McCarthy's moral sense and courage might be instructive to us as we live through a political crisis as severe as that the country suffered in 1968. In that year, McCarthy ran for president on an anti-war platform against Lyndon Johnson, a fellow Democrat and the sitting president. As this excellent obituary in the Times says, McCarthy's intrepid act derailed LBJ's re-election campaign, put the issues of presidential power and the war in Vietnam at the center of American politics, and triggered an agonizing series of political events: Robert Kennedy's own ill-fated campaign for the Democratic nomination, the party's disastrous convention in Chicago, and Richard Nixon's defeat of Hubert Humphrey for the presidency in November. That denouement, of course, probably lengthened the war, but McCarthy's willingness to speak truth to power and seek peace is, I think, admirable.
(Incidentally, McCarthy was a Minnesotan in many familiar ways: he earned his bachelor's degree at St. John's University, a master's at the University of Minnesota, and taught at both St. John's and the University (then, the College) of St. Thomas, as well as in high schools in the state.)

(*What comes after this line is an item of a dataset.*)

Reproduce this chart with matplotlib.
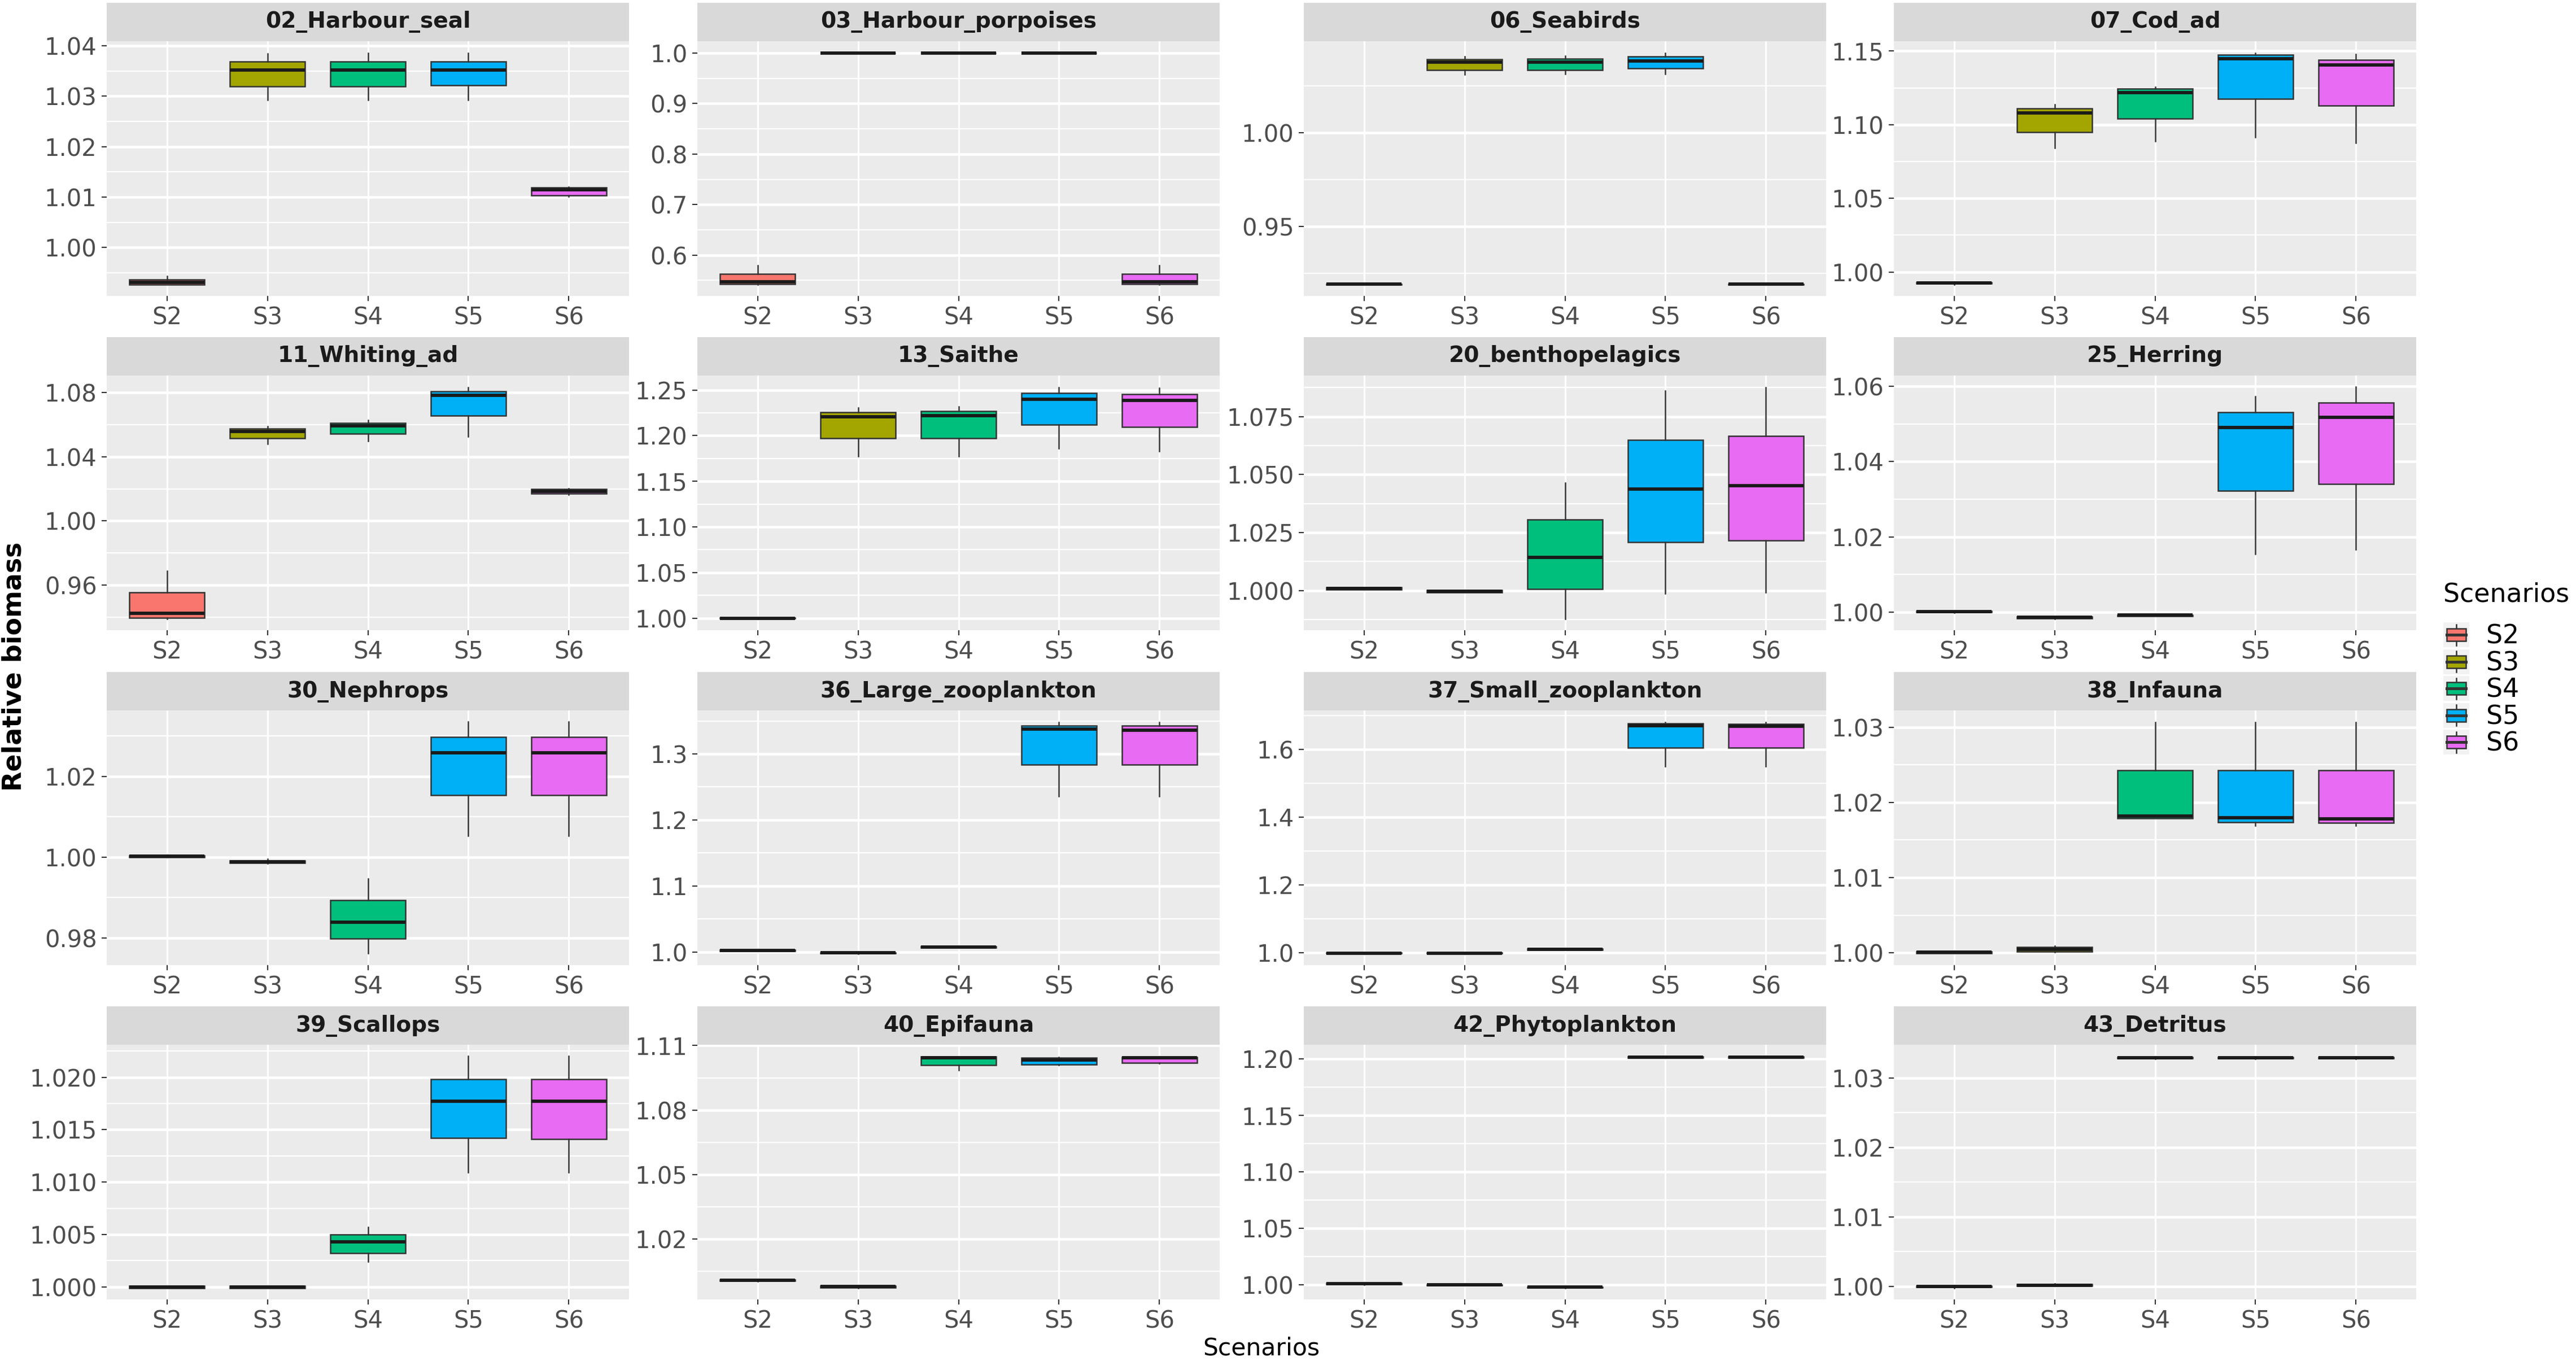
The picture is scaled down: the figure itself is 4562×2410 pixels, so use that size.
import numpy as np
import matplotlib
matplotlib.use("Agg")
import matplotlib.pyplot as plt
from matplotlib.legend_handler import HandlerBase
from matplotlib.patches import Rectangle, Patch
from matplotlib.lines import Line2D

plt.rcParams['font.family'] = ['DejaVu Sans']

# ---- data (whisker low, Q1, median, Q3, whisker high) ----
groups = ['02_Harbour_seal', '03_Harbour_porpoises', '06_Seabirds', '07_Cod_ad',
          '11_Whiting_ad', '13_Saithe', '20_benthopelagics', '25_Herring',
          '30_Nephrops', '36_Large_zooplankton', '37_Small_zooplankton', '38_Infauna',
          '39_Scallops', '40_Epifauna', '42_Phytoplankton', '43_Detritus']
scenarios = ['S2', 'S3', 'S4', 'S5', 'S6']
colors = ['#F8766D', '#A3A500', '#00BF7D', '#00B0F6', '#E76BF3']

whisker_low = [
    [0.9927, 1.0293, 1.0293, 1.0293, 1.0101],
    [0.5420, 0.9995, 0.9995, 0.9995, 0.5420],
    [0.9191, 1.0311, 1.0313, 1.0314, 0.9191],
    [0.9916, 1.0843, 1.0887, 1.0916, 1.0875],
    [0.9391, 1.0482, 1.0499, 1.0527, 1.0165],
    [0.9995, 1.1774, 1.1774, 1.1857, 1.1831],
    [1.0004, 0.9992, 0.9879, 0.9987, 0.9993],
    [0.9999, 0.9983, 0.9989, 1.0155, 1.0167],
    [0.9999, 0.9984, 0.9761, 1.0053, 1.0053],
    [1.0015, 0.9975, 1.0065, 1.2356, 1.2356],
    [0.9975, 0.9975, 1.0085, 1.5504, 1.5504],
    [0.9999, 1.0001, 1.0179, 1.0169, 1.0169],
    [0.9999, 0.9999, 1.0024, 1.0109, 1.0109],
    [1.0003, 0.9972, 1.0986, 1.1010, 1.1018],
    [1.0003, 0.9995, 0.9975, 1.2008, 1.2008],
    [0.9998, 1.0001, 1.0327, 1.0327, 1.0327],
]
q1 = [
    [0.9927, 1.0319, 1.0319, 1.0322, 1.0103],
    [0.5423, 0.9997, 0.9997, 0.9997, 0.5423],
    [0.9191, 1.0335, 1.0335, 1.0342, 0.9191],
    [0.9920, 1.0951, 1.1041, 1.1176, 1.1129],
    [0.9395, 1.0514, 1.0543, 1.0655, 1.0169],
    [0.9998, 1.1972, 1.1972, 1.2121, 1.2093],
    [1.0004, 0.9993, 1.0006, 1.0208, 1.0217],
    [1.0000, 0.9984, 0.9990, 1.0323, 1.0340],
    [1.0000, 0.9985, 0.9798, 1.0153, 1.0153],
    [1.0017, 0.9977, 1.0068, 1.2840, 1.2840],
    [0.9978, 0.9978, 1.0090, 1.6045, 1.6045],
    [0.9999, 1.0002, 1.0179, 1.0174, 1.0173],
    [0.9999, 0.9999, 1.0032, 1.0142, 1.0141],
    [1.0004, 0.9973, 1.1010, 1.1012, 1.1021],
    [1.0005, 0.9996, 0.9977, 1.2010, 1.2010],
    [0.9999, 1.0001, 1.0328, 1.0328, 1.0328],
]
median = [
    [0.9931, 1.0352, 1.0352, 1.0352, 1.0114],
    [0.5474, 1.0000, 1.0000, 1.0000, 0.5474],
    [0.9192, 1.0375, 1.0375, 1.0381, 0.9192],
    [0.9924, 1.1081, 1.1216, 1.1449, 1.1407],
    [0.9425, 1.0559, 1.0593, 1.0782, 1.0186],
    [1.0000, 1.2204, 1.2216, 1.2401, 1.2386],
    [1.0009, 0.9998, 1.0143, 1.0438, 1.0453],
    [1.0001, 0.9986, 0.9992, 1.0491, 1.0517],
    [1.0002, 0.9988, 0.9839, 1.0259, 1.0259],
    [1.0023, 0.9984, 1.0075, 1.3379, 1.3363],
    [0.9987, 0.9987, 1.0102, 1.6700, 1.6687],
    [1.0001, 1.0005, 1.0182, 1.0180, 1.0178],
    [1.0000, 1.0000, 1.0043, 1.0177, 1.0177],
    [1.0008, 0.9978, 1.1044, 1.1032, 1.1044],
    [1.0010, 1.0000, 0.9980, 1.2015, 1.2015],
    [1.0000, 1.0002, 1.0329, 1.0329, 1.0329],
]
q3 = [
    [0.9936, 1.0369, 1.0369, 1.0369, 1.0119],
    [0.5624, 1.0003, 1.0003, 1.0003, 0.5624],
    [0.9193, 1.0391, 1.0395, 1.0406, 0.9193],
    [0.9928, 1.1110, 1.1243, 1.1474, 1.1441],
    [0.9554, 1.0577, 1.0611, 1.0809, 1.0199],
    [1.0003, 1.2256, 1.2266, 1.2469, 1.2453],
    [1.0013, 1.0002, 1.0306, 1.0650, 1.0666],
    [1.0003, 0.9988, 0.9993, 1.0532, 1.0556],
    [1.0004, 0.9991, 0.9893, 1.0298, 1.0298],
    [1.0029, 0.9990, 1.0082, 1.3428, 1.3428],
    [0.9995, 0.9995, 1.0113, 1.6763, 1.6744],
    [1.0002, 1.0008, 1.0243, 1.0243, 1.0243],
    [1.0001, 1.0001, 1.0050, 1.0198, 1.0198],
    [1.0011, 0.9981, 1.1050, 1.1044, 1.1047],
    [1.0016, 1.0004, 0.9984, 1.2020, 1.2020],
    [1.0001, 1.0003, 1.0330, 1.0330, 1.0330],
]
whisker_high = [
    [0.9943, 1.0384, 1.0386, 1.0386, 1.0120],
    [0.5795, 1.0005, 1.0005, 1.0005, 0.5795],
    [0.9193, 1.0406, 1.0408, 1.0426, 0.9193],
    [0.9932, 1.1137, 1.1257, 1.1488, 1.1478],
    [0.9690, 1.0588, 1.0627, 1.0834, 1.0203],
    [1.0006, 1.2304, 1.2318, 1.2531, 1.2519],
    [1.0015, 1.0003, 1.0464, 1.0862, 1.0877],
    [1.0004, 0.9990, 0.9994, 1.0573, 1.0598],
    [1.0005, 0.9996, 0.9947, 1.0335, 1.0335],
    [1.0031, 0.9992, 1.0085, 1.3484, 1.3484],
    [0.9998, 0.9998, 1.0118, 1.6808, 1.6808],
    [1.0002, 1.0009, 1.0307, 1.0307, 1.0307],
    [1.0001, 1.0001, 1.0057, 1.0220, 1.0220],
    [1.0012, 0.9982, 1.1050, 1.1046, 1.1049],
    [1.0018, 1.0005, 0.9985, 1.2021, 1.2021],
    [1.0002, 1.0004, 1.0331, 1.0331, 1.0331],
]
y_tick_labels = [
    ['1.00', '1.01', '1.02', '1.03', '1.04'],
    ['0.6', '0.7', '0.8', '0.9', '1.0'],
    ['0.95', '1.00'],
    ['1.00', '1.05', '1.10', '1.15'],
    ['0.96', '1.00', '1.04', '1.08'],
    ['1.00', '1.05', '1.10', '1.15', '1.20', '1.25'],
    ['1.000', '1.025', '1.050', '1.075'],
    ['1.00', '1.02', '1.04', '1.06'],
    ['0.98', '1.00', '1.02'],
    ['1.0', '1.1', '1.2', '1.3'],
    ['1.0', '1.2', '1.4', '1.6'],
    ['1.00', '1.01', '1.02', '1.03'],
    ['1.000', '1.005', '1.010', '1.015', '1.020'],
    ['1.02', '1.05', '1.08', '1.11'],
    ['1.00', '1.05', '1.10', '1.15', '1.20'],
    ['1.00', '1.01', '1.02', '1.03'],
]

# ---- layout (pixels of the 4562x2410 output) ----
W, H, DPI = 4562, 2410, 300
col_left = [189, 1235, 2309, 3354]
row_top = [5, 597, 1190, 1782]
panel_w, strip_h, plot_h = 925, 68, 451


def px_rect(x, y, w, h):
    return [x / W, 1 - (y + h) / H, w / W, h / H]


class BoxKey(HandlerBase):
    # ggplot-like boxplot legend key
    def create_artists(self, legend, orig_handle, xdescent, ydescent,
                       width, height, fontsize, trans):
        x0, y0 = -xdescent, -ydescent
        bg = Rectangle((x0, y0), width, height, fc='#F2F2F2', ec='none', transform=trans)
        cx = x0 + width / 2
        whisk = Line2D([cx, cx], [y0 + 0.08 * height, y0 + 0.92 * height],
                       color='#333333', lw=0.6, transform=trans)
        box = Rectangle((x0 + 0.12 * width, y0 + 0.25 * height), 0.76 * width, 0.5 * height,
                        fc=orig_handle.get_facecolor(), ec='#333333', lw=0.6, transform=trans)
        med = Line2D([x0 + 0.12 * width, x0 + 0.88 * width], [y0 + height / 2] * 2,
                     color='#333333', lw=1.2, transform=trans)
        return [bg, whisk, box, med]


fig = plt.figure(figsize=(W / DPI, H / DPI), dpi=DPI)
positions = np.arange(1, len(scenarios) + 1)

for i, name in enumerate(groups):
    r, c = divmod(i, 4)
    ax = fig.add_axes(px_rect(col_left[c], row_top[r] + strip_h, panel_w, plot_h))
    st = fig.add_axes(px_rect(col_left[c], row_top[r], panel_w, strip_h))

    stats = [dict(whislo=whisker_low[i][j], q1=q1[i][j], med=median[i][j],
                  q3=q3[i][j], whishi=whisker_high[i][j], label=s)
             for j, s in enumerate(scenarios)]
    bp = ax.bxp(stats, positions=positions, widths=0.75, patch_artist=True,
                showfliers=False, showcaps=False,
                boxprops=dict(edgecolor='#333333', linewidth=0.6),
                whiskerprops=dict(color='#333333', linewidth=0.6),
                medianprops=dict(color='#1A1A1A', linewidth=1.4))
    for patch, col in zip(bp['boxes'], colors):
        patch.set_facecolor(col)

    lo, hi = min(whisker_low[i]), max(whisker_high[i])
    pad = 0.05 * (hi - lo)
    ax.set_ylim(lo - pad, hi + pad)
    ax.set_xlim(0.4, len(scenarios) + 0.6)

    ticks = [float(t) for t in y_tick_labels[i]]
    ax.set_yticks(ticks, y_tick_labels[i])
    step = ticks[1] - ticks[0]
    minors = np.arange(ticks[0] - step / 2, hi + pad, step)
    minors = minors[(minors > lo - pad) & (minors < hi + pad)]
    ax.set_yticks(minors, minor=True)
    ax.set_xticks(positions, scenarios)

    ax.set_facecolor('#EBEBEB')
    ax.set_axisbelow(True)
    ax.grid(which='major', axis='y', color='white', linewidth=1.1)
    ax.grid(which='major', axis='x', color='white', linewidth=0.75)
    ax.grid(which='minor', axis='y', color='white', linewidth=0.55)
    for sp in ax.spines.values():
        sp.set_visible(False)
    ax.tick_params(which='major', length=2.2, width=0.5, color='#333333',
                   labelcolor='#4D4D4D', labelsize=10, pad=2)
    ax.tick_params(which='minor', length=0)

    st.set_facecolor('#D9D9D9')
    st.set_xticks([])
    st.set_yticks([])
    for sp in st.spines.values():
        sp.set_visible(False)
    st.text(0.5, 0.5, name, transform=st.transAxes, ha='center', va='center',
            fontsize=9.4, fontweight='bold', color='#1A1A1A')

fig.text(25 / W, 1 - 1180 / H, 'Relative biomass', rotation=90, ha='center', va='center',
         fontsize=11, fontweight='bold')
fig.text(2234 / W, 1 - 2387 / H, 'Scenarios', ha='center', va='center', fontsize=10.2)

handles = [Patch(facecolor=col, label=s) for s, col in zip(scenarios, colors)]
leg = fig.legend(handles=handles, title='Scenarios', loc='upper left',
                 bbox_to_anchor=(4327 / W, 1 - 1030 / H), frameon=False,
                 fontsize=11, title_fontsize=11, handler_map={Patch: BoxKey()},
                 handlelength=1.0, handleheight=1.1, labelspacing=0.0, handletextpad=0.65,
                 borderpad=0, borderaxespad=0, alignment='left')
leg._legend_box.sep = 6.5  # gap between title and keys, in points

fig.savefig('out.png', dpi=DPI, facecolor='white')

UPDATE: This morning's coverage on NPR/MPR clarified another salient point about McCarthy in 1968 - that, though he was an accomplished and prominent Democrat, he was nonetheless willing to challenge LBJ because he put patriotism over party loyalty. Where is the Republican willing to do the same now? McCain and Hagel make occasional noises in opposition to Bush, but can there be no GOPer who can stand up to the Oval Office?